Discuss the origins of Muslim prohibitions against some types of visual imagery and explain their connection to the iconoclast controversy that started under Byzantine ruler Leo III

Please provide the best answer for the statement.


1. The ideal response would include the following:
Muslim religious architecture is so notably free of figurative decoration that many people assume that representative images are forbidden in Islam. The Byzantine emperor Leo III attributed the successes of the Muslim armies to their ban on human figures in their mosques, and he subsequently banned human figures in Christian houses of worship, thus igniting the iconoclast controversy.

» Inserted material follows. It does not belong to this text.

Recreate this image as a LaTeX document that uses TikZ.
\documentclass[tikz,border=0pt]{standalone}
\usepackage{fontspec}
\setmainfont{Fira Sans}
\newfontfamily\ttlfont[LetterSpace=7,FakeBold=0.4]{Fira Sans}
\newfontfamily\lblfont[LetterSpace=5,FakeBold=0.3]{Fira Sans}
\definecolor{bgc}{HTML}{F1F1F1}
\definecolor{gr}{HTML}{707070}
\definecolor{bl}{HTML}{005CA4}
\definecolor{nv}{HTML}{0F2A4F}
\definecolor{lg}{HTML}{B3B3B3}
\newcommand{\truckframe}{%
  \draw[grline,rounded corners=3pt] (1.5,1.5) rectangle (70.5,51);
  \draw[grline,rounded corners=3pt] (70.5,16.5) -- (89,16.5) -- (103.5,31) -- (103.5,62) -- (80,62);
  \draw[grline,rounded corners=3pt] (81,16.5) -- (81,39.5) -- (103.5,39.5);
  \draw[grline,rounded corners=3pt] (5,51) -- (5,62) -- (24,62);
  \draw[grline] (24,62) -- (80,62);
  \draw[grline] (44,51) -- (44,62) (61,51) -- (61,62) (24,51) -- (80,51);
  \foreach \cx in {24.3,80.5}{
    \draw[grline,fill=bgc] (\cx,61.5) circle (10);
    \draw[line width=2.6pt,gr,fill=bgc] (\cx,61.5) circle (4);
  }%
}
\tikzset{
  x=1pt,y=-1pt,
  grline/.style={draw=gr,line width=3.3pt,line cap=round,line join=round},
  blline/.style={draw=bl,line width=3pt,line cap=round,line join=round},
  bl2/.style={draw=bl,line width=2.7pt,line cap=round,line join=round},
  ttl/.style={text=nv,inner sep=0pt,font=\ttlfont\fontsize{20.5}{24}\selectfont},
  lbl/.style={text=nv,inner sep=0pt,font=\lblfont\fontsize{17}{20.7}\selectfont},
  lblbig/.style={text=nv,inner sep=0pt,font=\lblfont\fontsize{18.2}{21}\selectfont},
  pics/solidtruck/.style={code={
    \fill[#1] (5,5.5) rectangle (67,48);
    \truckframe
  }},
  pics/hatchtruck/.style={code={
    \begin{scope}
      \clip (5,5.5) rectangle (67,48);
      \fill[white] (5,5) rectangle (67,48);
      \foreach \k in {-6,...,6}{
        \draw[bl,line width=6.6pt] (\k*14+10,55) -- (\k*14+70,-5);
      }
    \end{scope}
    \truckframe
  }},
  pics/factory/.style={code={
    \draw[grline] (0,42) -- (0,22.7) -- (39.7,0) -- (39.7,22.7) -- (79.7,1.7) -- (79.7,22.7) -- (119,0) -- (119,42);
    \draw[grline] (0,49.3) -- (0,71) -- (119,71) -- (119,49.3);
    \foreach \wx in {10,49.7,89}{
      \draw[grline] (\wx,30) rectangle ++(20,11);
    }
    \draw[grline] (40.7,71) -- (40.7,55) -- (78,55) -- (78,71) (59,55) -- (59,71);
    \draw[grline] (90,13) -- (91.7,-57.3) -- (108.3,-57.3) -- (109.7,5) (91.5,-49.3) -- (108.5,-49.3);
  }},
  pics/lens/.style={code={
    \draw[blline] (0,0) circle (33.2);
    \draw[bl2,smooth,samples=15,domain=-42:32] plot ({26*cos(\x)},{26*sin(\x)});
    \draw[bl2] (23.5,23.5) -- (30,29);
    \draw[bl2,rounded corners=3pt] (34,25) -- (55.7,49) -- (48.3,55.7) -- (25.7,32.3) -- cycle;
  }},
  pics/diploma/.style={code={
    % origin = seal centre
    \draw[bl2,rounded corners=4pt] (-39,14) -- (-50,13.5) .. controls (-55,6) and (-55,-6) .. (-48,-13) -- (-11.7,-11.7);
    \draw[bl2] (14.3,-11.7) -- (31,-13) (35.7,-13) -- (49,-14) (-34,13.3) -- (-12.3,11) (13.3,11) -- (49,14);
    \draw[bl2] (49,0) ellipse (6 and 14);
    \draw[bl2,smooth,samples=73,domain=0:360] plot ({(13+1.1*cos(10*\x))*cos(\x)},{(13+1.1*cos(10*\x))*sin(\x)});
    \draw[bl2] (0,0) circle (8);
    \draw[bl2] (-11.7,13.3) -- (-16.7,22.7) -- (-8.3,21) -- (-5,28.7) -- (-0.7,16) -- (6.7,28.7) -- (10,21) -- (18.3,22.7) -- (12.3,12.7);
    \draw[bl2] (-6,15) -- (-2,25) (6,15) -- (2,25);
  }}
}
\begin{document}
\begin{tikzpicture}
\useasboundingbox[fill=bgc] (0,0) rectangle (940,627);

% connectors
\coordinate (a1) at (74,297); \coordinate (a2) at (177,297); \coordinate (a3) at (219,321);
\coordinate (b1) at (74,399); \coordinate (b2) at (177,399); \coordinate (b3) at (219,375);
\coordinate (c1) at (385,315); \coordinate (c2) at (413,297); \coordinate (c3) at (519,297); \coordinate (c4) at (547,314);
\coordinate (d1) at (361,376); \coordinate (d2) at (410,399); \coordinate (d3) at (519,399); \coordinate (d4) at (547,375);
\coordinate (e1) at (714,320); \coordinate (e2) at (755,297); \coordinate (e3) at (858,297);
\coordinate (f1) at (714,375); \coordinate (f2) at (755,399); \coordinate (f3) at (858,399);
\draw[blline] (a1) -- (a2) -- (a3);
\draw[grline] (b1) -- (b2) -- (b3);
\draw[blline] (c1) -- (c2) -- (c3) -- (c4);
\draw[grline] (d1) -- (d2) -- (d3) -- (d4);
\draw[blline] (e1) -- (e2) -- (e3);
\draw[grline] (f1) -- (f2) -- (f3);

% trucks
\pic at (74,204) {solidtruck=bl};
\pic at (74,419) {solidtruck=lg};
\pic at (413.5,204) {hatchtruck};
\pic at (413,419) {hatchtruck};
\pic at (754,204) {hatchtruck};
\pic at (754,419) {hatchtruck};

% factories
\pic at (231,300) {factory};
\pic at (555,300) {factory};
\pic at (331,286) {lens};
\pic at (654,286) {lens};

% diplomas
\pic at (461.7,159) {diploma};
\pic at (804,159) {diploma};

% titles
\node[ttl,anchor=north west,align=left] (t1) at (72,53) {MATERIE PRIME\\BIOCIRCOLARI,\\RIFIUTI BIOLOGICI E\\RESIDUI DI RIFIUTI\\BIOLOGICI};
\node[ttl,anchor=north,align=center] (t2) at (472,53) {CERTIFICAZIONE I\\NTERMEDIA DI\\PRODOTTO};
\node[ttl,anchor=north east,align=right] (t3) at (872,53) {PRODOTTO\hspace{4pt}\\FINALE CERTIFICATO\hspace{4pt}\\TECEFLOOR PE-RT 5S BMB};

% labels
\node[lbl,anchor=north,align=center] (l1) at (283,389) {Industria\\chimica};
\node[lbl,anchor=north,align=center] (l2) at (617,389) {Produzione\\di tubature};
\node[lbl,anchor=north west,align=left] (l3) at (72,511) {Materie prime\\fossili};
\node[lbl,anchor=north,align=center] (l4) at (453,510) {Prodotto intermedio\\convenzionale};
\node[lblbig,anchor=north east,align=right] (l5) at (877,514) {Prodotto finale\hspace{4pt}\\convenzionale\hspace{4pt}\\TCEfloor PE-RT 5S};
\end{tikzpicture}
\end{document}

2. The passage from the Qur’an calling “idols” an “abomination” (5:92) is often cited by Muslims who worry about the role of image-making in Muslim art and decoration. It can be argued, however, that “idols” here refers only to pagan idols; after all, Muhammad had allowed a painting of Mary and the infant Jesus to remain in the Kaaba at Mecca. The hadiths, however, appeared to support those who opposed image-making—for example, in reporting that the Prophet warned, “An angel will not enter a house where there is a dog or a painting” and that “those who make these pictures will be punished on the Day of Judgment.”
3. Some religious scholars believed that the ban on representation applied only to “living” things. Thus, the depiction of Paradise, as on the walls of the Great Mosque of Damascus, was acceptable, because Paradise is “beyond the living.” Such thinking would also lead a Muslim owner of a miniature representing persons to erase the heads of all those depicted, as no one could presume to think that figures without heads could possibly be “alive.” In fact, as we will see, Muslim artists in Persia took great delight in illustrating literary texts, creating scene after scene depicting people in various forms of action, including lovemaking. Their freedom to do so is partly explained by their distance from more conservative brands of Arabian Islam, but also by their belief that they were not illustrating “living beings” so much as fictive characters.
4. Whatever an individual Muslim’s feelings about image-making might be, all Muslims recognized that it posed a problem. The practical solution to the problem was to decorate without images, and this was especially true for the decoration of both the Qur’an and religious architecture.